State office to seek additional funding
Salaries and benefits for The Road Home’s 300-plus employees run about $16.3 million. Government grants cover $8.7 million of that, with private donations from individuals, foundations and corporations paying the rest.
While The Road Home’s donor network is robust, Flynn said, philanthropists are not immune to the effects of rising costs.
“The people that support us are also facing those increased expenses in the community,” she said. “We can’t anticipate significant increases in private donations, as we know our donors are also struggling financially.”
Niederhauser said the state kicks in $25 million annually to homeless service providers, and in the coming 2024 session, he intends to ask for more as additional beds come on line and inflation hikes the cost of labor.

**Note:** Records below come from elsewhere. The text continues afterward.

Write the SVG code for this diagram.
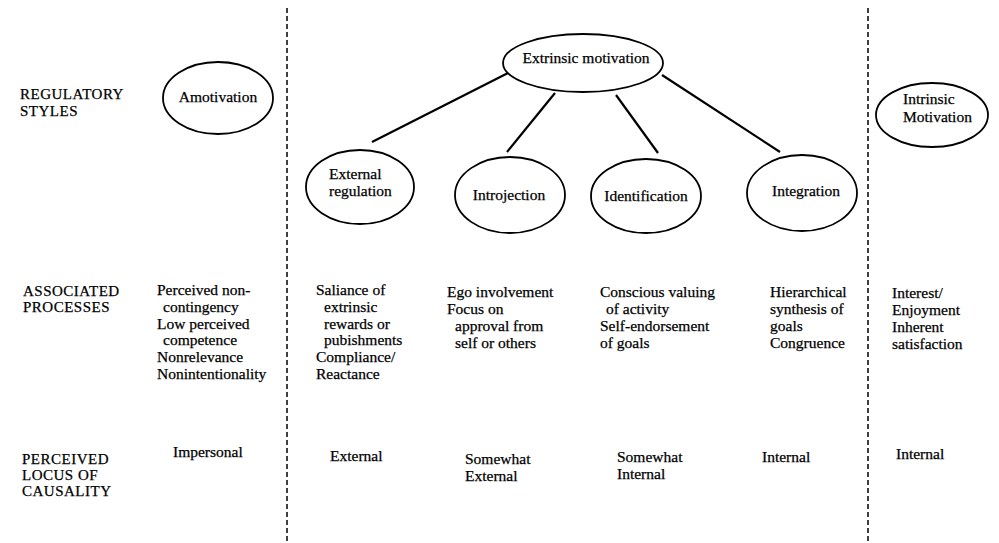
<svg xmlns="http://www.w3.org/2000/svg" width="999" height="543" viewBox="0 0 999 543">
<style>
.lab{font-size:15px;letter-spacing:0.5px}
.t{font-size:15.5px}
.b{font-size:15.5px}
.m{text-anchor:middle}
ellipse{fill:#fff;stroke:#000;stroke-width:1.8}
.dash{stroke:#000;stroke-width:1.5;stroke-dasharray:5 3;fill:none}
.con line{stroke:#000;stroke-width:2.2}
</style>
<rect width="999" height="543" fill="#fff"/>
<g id="dividers">
<line class="dash" x1="287" y1="8" x2="287" y2="543"/>
<line class="dash" x1="868" y1="8" x2="868" y2="543"/>
</g>
<g class="con" id="connectors">
<line x1="512" y1="71" x2="372" y2="142"/>
<line x1="555" y1="93" x2="507" y2="152"/>
<line x1="616" y1="95" x2="658" y2="153"/>
<line x1="662" y1="75" x2="780" y2="152"/>
</g>
<g font-family="Liberation Serif, Times New Roman, DejaVu Serif, serif" fill="#000" stroke="#000" stroke-width="0.25">
<g id="row-labels">
<text class="lab" x="20" y="99" letter-spacing="1.1">REGULATORY</text>
<text class="lab" x="20" y="116">STYLES</text>
<text class="lab" x="23" y="296">ASSOCIATED</text>
<text class="lab" x="23" y="312">PROCESSES</text>
<text class="lab" x="22" y="464">PERCEIVED</text>
<text class="lab" x="22" y="480">LOCUS OF</text>
<text class="lab" x="22" y="496">CAUSALITY</text>
</g>
<g id="amotivation">
<ellipse cx="218" cy="98" rx="55" ry="36"/>
<text class="t m" x="218" y="102">Amotivation</text>
</g>
<g id="extrinsic">
<ellipse cx="583" cy="63" rx="80" ry="29"/>
<text class="t m" x="586" y="63">Extrinsic motivation</text>
</g>
<g id="intrinsic">
<ellipse cx="932" cy="115" rx="56" ry="32"/>
<text class="t" x="903" y="104">Intrinsic</text>
<text class="t" x="903" y="122">Motivation</text>
</g>
<g id="external-regulation">
<ellipse cx="360" cy="187" rx="54" ry="37"/>
<text class="t" x="329" y="179">External</text>
<text class="t" x="329" y="196">regulation</text>
</g>
<g id="introjection">
<ellipse cx="510" cy="195" rx="55" ry="38"/>
<text class="t m" x="509" y="200">Introjection</text>
</g>
<g id="identification">
<ellipse cx="646" cy="196" rx="55" ry="37"/>
<text class="t m" x="646" y="201">Identification</text>
</g>
<g id="integration">
<ellipse cx="802" cy="193" rx="55" ry="38"/>
<text class="t m" x="806" y="196">Integration</text>
</g>
<g id="processes">
<text class="t" x="157" y="295">Perceived non-</text>
<text class="t" x="163" y="312">contingency</text>
<text class="t" x="157" y="329">Low perceived</text>
<text class="t" x="163" y="345">competence</text>
<text class="t" x="157" y="362">Nonrelevance</text>
<text class="t" x="157" y="379">Nonintentionality</text>
<text class="t" x="316" y="295">Saliance of</text>
<text class="t" x="324" y="312">extrinsic</text>
<text class="t" x="324" y="329">rewards or</text>
<text class="t" x="324" y="345">pubishments</text>
<text class="t" x="316" y="362">Compliance/</text>
<text class="t" x="316" y="379">Reactance</text>
<text class="t" x="447" y="297">Ego involvement</text>
<text class="t" x="447" y="314">Focus on</text>
<text class="t" x="455" y="331">approval from</text>
<text class="t" x="455" y="348">self or others</text>
<text class="t" x="600" y="297">Conscious valuing</text>
<text class="t" x="606" y="314">of activity</text>
<text class="t" x="600" y="331">Self-endorsement</text>
<text class="t" x="600" y="348">of goals</text>
<text class="t" x="770" y="297">Hierarchical</text>
<text class="t" x="770" y="314">synthesis of</text>
<text class="t" x="770" y="331">goals</text>
<text class="t" x="770" y="348">Congruence</text>
<text class="t" x="892" y="298">Interest/</text>
<text class="t" x="892" y="315">Enjoyment</text>
<text class="t" x="892" y="332">Inherent</text>
<text class="t" x="892" y="349">satisfaction</text>
</g>
<g id="locus">
<text class="b" x="173" y="457">Impersonal</text>
<text class="b" x="330" y="461">External</text>
<text class="b" x="465" y="464">Somewhat</text>
<text class="b" x="465" y="481">External</text>
<text class="b" x="617" y="462">Somewhat</text>
<text class="b" x="617" y="479">Internal</text>
<text class="b" x="762" y="462">Internal</text>
<text class="b" x="896" y="459">Internal</text>
</g>
</g>
</svg>
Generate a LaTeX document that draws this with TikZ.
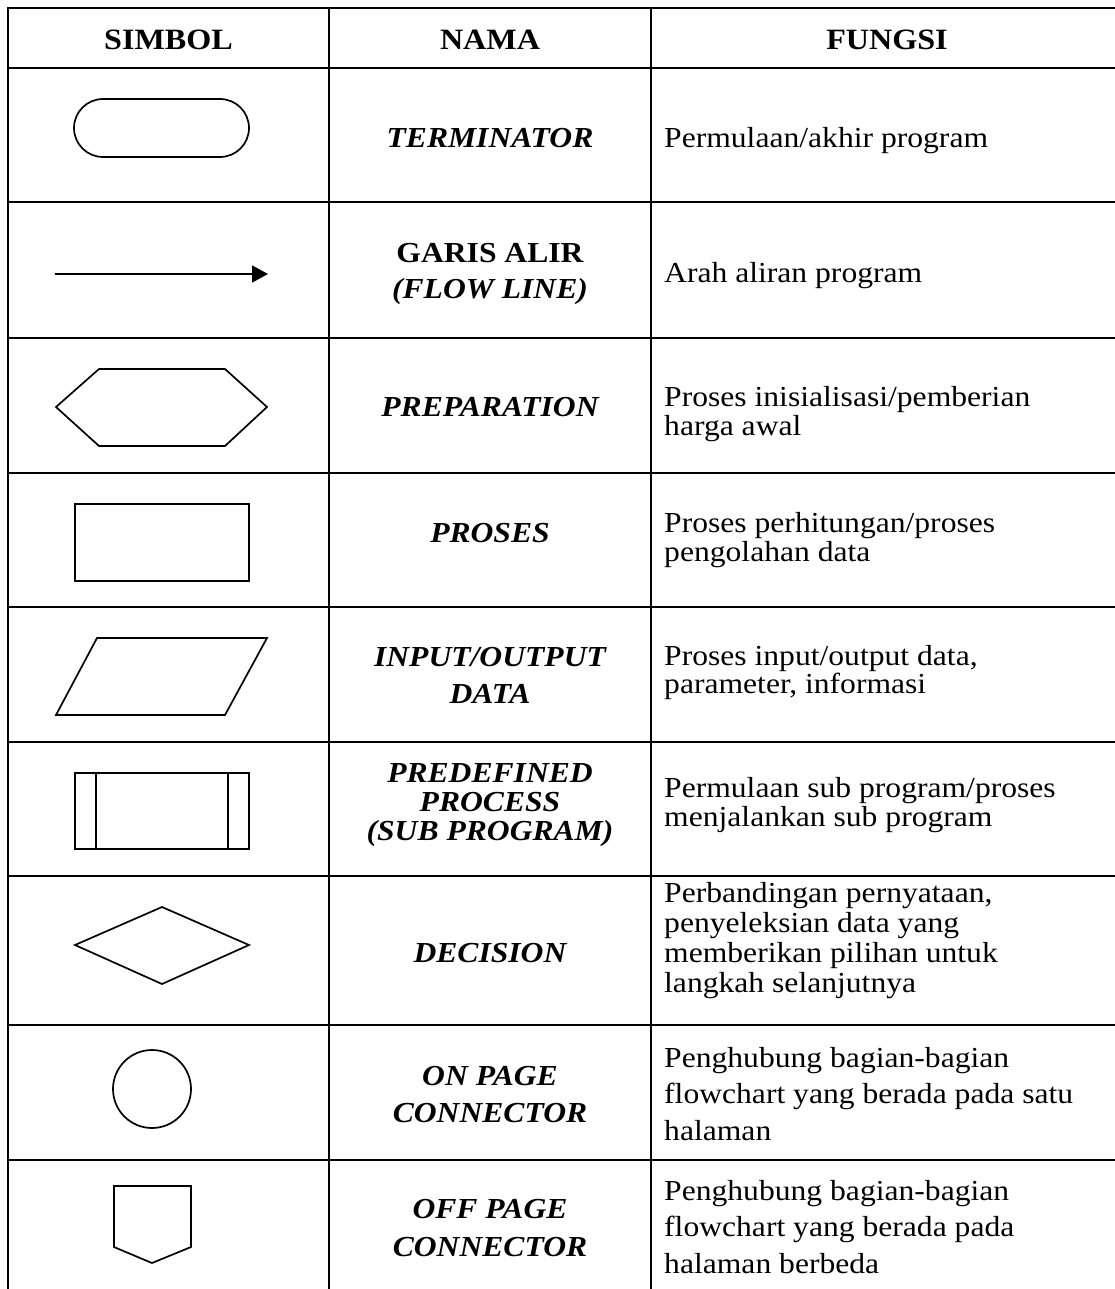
\documentclass[tikz,border=0pt]{standalone}
\usepackage{fontspec}
\setmainfont{Liberation Serif}[FakeStretch=1.09]
\usetikzlibrary{arrows.meta}
\newcommand\fl{\rule{0pt}{26pt}}
\newcommand\lsp[1]{\fontsize{29}{#1}\selectfont}
\tikzset{
  grid/.style={line width=2.7pt, line cap=rect},
  sym/.style={line width=1.7pt, line join=miter},
  hd/.style={inner sep=0pt, anchor=base, font=\fontsize{29.5}{30}\selectfont\bfseries},
  nm/.style={inner sep=0pt, anchor=north, align=center},
  fn/.style={inner sep=0pt, anchor=north west, align=left},
}
\begin{document}
\begin{tikzpicture}[x=1pt,y=-1pt]
\useasboundingbox (0,0) rectangle (1114,1289);
% grid
\foreach \yy in {8,68,202,338,473,607,742,876,1025,1160}
  \draw[grid] (8,\yy) -- (1116,\yy);
\foreach \xx in {8,329,651}
  \draw[grid] (\xx,8) -- (\xx,1292);

% header
\node[hd] (h1) at (168.5,50) {SIMBOL};
\node[hd] (h2) at (490,50) {NAMA};
\node[hd] (h3) at (887,50) {FUNGSI};

% symbols
\draw[sym, rounded corners=29pt] (74,99) rectangle (249,157);
\coordinate (aS) at (55,274);
\coordinate (aE) at (268,274);
\draw[sym, -{Triangle[length=16pt,width=17pt]}] (aS) -- (aE);
\draw[sym] (56,407) -- (99,369) -- (225,369) -- (267,407) -- (225,446) -- (99,446) -- cycle;
\draw[sym] (75,504) rectangle (249,581);
\draw[sym] (97,638) -- (267,638) -- (225,715) -- (56,715) -- cycle;
\draw[sym] (75,773) rectangle (249,849);
\draw[sym] (96,773) -- (96,849);
\draw[sym] (228,773) -- (228,849);
\draw[sym] (75,945) -- (162,907) -- (249,945) -- (162,984) -- cycle;
\draw[sym] (152,1089) circle[radius=39];
\draw[sym] (114,1186) -- (191,1186) -- (191,1247) -- (152,1263) -- (114,1247) -- cycle;

% names (column 2): north = first baseline - 26
\node[nm, font=\lsp{30}\bfseries\itshape] (n1) at (490,121) {\fl TERMINATOR};
\node[nm, font=\lsp{36}\bfseries] (n2) at (490,236) {\fl GARIS ALIR\\\itshape(FLOW LINE)};
\node[nm, font=\lsp{30}\bfseries\itshape] (n3) at (490,390) {\fl PREPARATION};
\node[nm, font=\lsp{30}\bfseries\itshape] (n4) at (490,516) {\fl PROSES};
\node[nm, font=\lsp{37}\bfseries\itshape] (n5) at (490,640) {\fl INPUT/OUTPUT\\DATA};
\node[nm, font=\lsp{29}\bfseries\itshape] (n6) at (490,756) {\fl PREDEFINED\\PROCESS\\(SUB PROGRAM)};
\node[nm, font=\lsp{30}\bfseries\itshape] (n7) at (490,936) {\fl DECISION};
\node[nm, font=\lsp{37}\bfseries\itshape] (n8) at (490,1059) {\fl ON PAGE\\CONNECTOR};
\node[nm, font=\lsp{38}\bfseries\itshape] (n9) at (490,1192) {\fl OFF PAGE\\CONNECTOR};

% functions (column 3)
\node[fn, font=\lsp{30}] (f1) at (664,121) {\fl Permulaan/akhir program};
\node[fn, font=\lsp{30}] (f2) at (664,256) {\fl Arah aliran program};
\node[fn, font=\lsp{29}] (f3) at (664,380) {\fl Proses inisialisasi/pemberian\\harga awal};
\node[fn, font=\lsp{29}] (f4) at (664,506) {\fl Proses perhitungan/proses\\pengolahan data};
\node[fn, font=\lsp{28}] (f5) at (664,639) {\fl Proses input/output data,\\parameter, informasi};
\node[fn, font=\lsp{29}] (f6) at (664,771) {\fl Permulaan sub program/proses\\menjalankan sub program};
\node[fn, font=\lsp{30}] (f7) at (664,876) {\fl Perbandingan pernyataan,\\penyeleksian data yang\\memberikan pilihan untuk\\langkah selanjutnya};
\node[fn, font=\lsp{36.5}] (f8) at (664,1041) {\fl Penghubung bagian-bagian\\flowchart yang berada pada satu\\halaman};
\node[fn, font=\lsp{36.5}] (f9) at (664,1174) {\fl Penghubung bagian-bagian\\flowchart yang berada pada\\halaman berbeda};
\end{tikzpicture}
\end{document}
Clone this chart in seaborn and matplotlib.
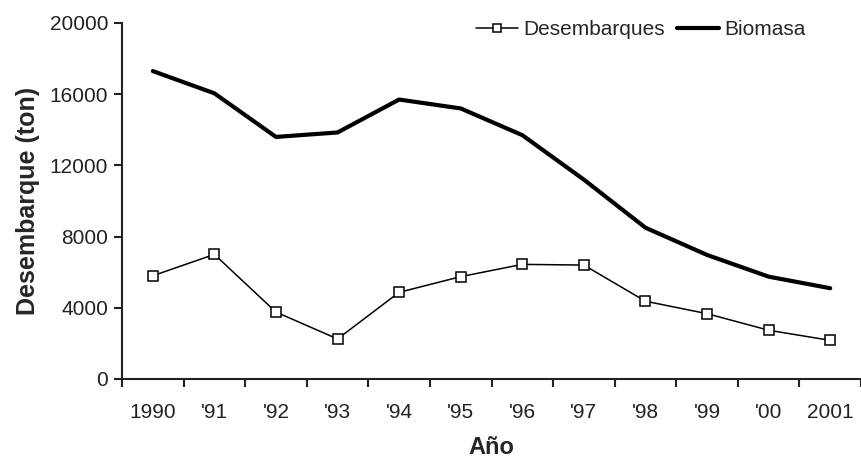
import matplotlib
matplotlib.use("Agg")
import matplotlib.pyplot as plt
import seaborn as sns
import pandas as pd
from matplotlib.ticker import FixedLocator

years = ["1990", "'91", "'92", "'93", "'94", "'95", "'96", "'97", "'98", "'99", "'00", "2001"]
desembarques = [5800, 7000, 3760, 2250, 4870, 5750, 6440, 6400, 4370, 3670, 2740, 2170]
biomasa = [17300, 16050, 13600, 13850, 15700, 15200, 13700, 11200, 8500, 6970, 5750, 5100]

sns.set_theme(style="white")
plt.rcParams['font.family'] = ['Liberation Sans', 'DejaVu Sans']

df = pd.DataFrame({"Año": years, "Desembarques": desembarques, "Biomasa": biomasa})

fig = plt.figure(figsize=(8.61, 4.58), dpi=100)
ax = fig.add_axes([122/861, 1 - 379/458, (861 - 122)/861, (379 - 23)/458])

sns.lineplot(data=df, x="Año", y="Desembarques", ax=ax, sort=False, color="black",
             linewidth=1.1, marker="s", markersize=7, markerfacecolor="white",
             markeredgecolor="black", markeredgewidth=1.1, label="Desembarques")
sns.lineplot(data=df, x="Año", y="Biomasa", ax=ax, sort=False, color="black",
             linewidth=3, label="Biomasa")

ax.set_xlim(-0.5, 11.5)
ax.set_ylim(0, 20000)
ax.set_yticks(range(0, 20001, 4000))
ax.set_xticks(range(len(years)))
ax.set_xticklabels(years)
ax.xaxis.set_minor_locator(FixedLocator([i - 0.5 for i in range(len(years) + 1)]))
ax.tick_params(axis="x", which="major", length=0, labelsize=15, pad=17, colors="#222222")
ax.tick_params(axis="x", which="minor", length=6, width=1.5, direction="out", color="#222222", bottom=True)
ax.tick_params(axis="y", length=6, width=1.5, direction="out", labelsize=15, pad=4, colors="#222222", left=True)
for s in ["top", "right"]:
    ax.spines[s].set_visible(False)
for s in ["left", "bottom"]:
    ax.spines[s].set_color("#222222")
    ax.spines[s].set_linewidth(1.5)

ax.set_xlabel("Año", fontsize=17, fontweight="bold", labelpad=10.5)
ax.set_ylabel("Desembarque (ton)", fontsize=18, fontweight="bold", labelpad=7)
ax.grid(False)

leg = ax.legend(loc="upper right", bbox_to_anchor=(814/861, 1 - 12/458), bbox_transform=fig.transFigure,
                ncol=2, frameon=False, fontsize=15, handlelength=2.0, handletextpad=0.25,
                columnspacing=0.6, borderaxespad=0)
for h in leg.legend_handles:
    h.set_markersize(6)

fig.savefig("out.png", dpi=100)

While Niederhauser said staffing levels have worsened in the two years he’s been on the job, Flynn and Trevor Hudspeth, a recruiter for the nonprofit Volunteers of America Utah, said they’ve seen improvements.
Hudspeth, whose organization runs the women’s resource center in Utah’s capital, said VOA has upped wages significantly, and turnover is down from previous years for jobs he acknowledges are emotionally and physically taxing.
“We’ve done a good job hustling and scrapping,” he said, “to get people who are qualified and who want to do the work.”
For her part, Flynn said The Road Home has raised pay and is trying to amplify the importance of its workforce.
“Our staff are the heart of our agency,” she said. “They’re the heart of this work of providing this crisis support network in our community. We need to compensate them, and we need to fully staff our programs so that we’re here when people need that crisis help, and I don’t see that need lessening in the near future.”
After all, Utah’s shelters have the beds. But it’s the people who bring the heart.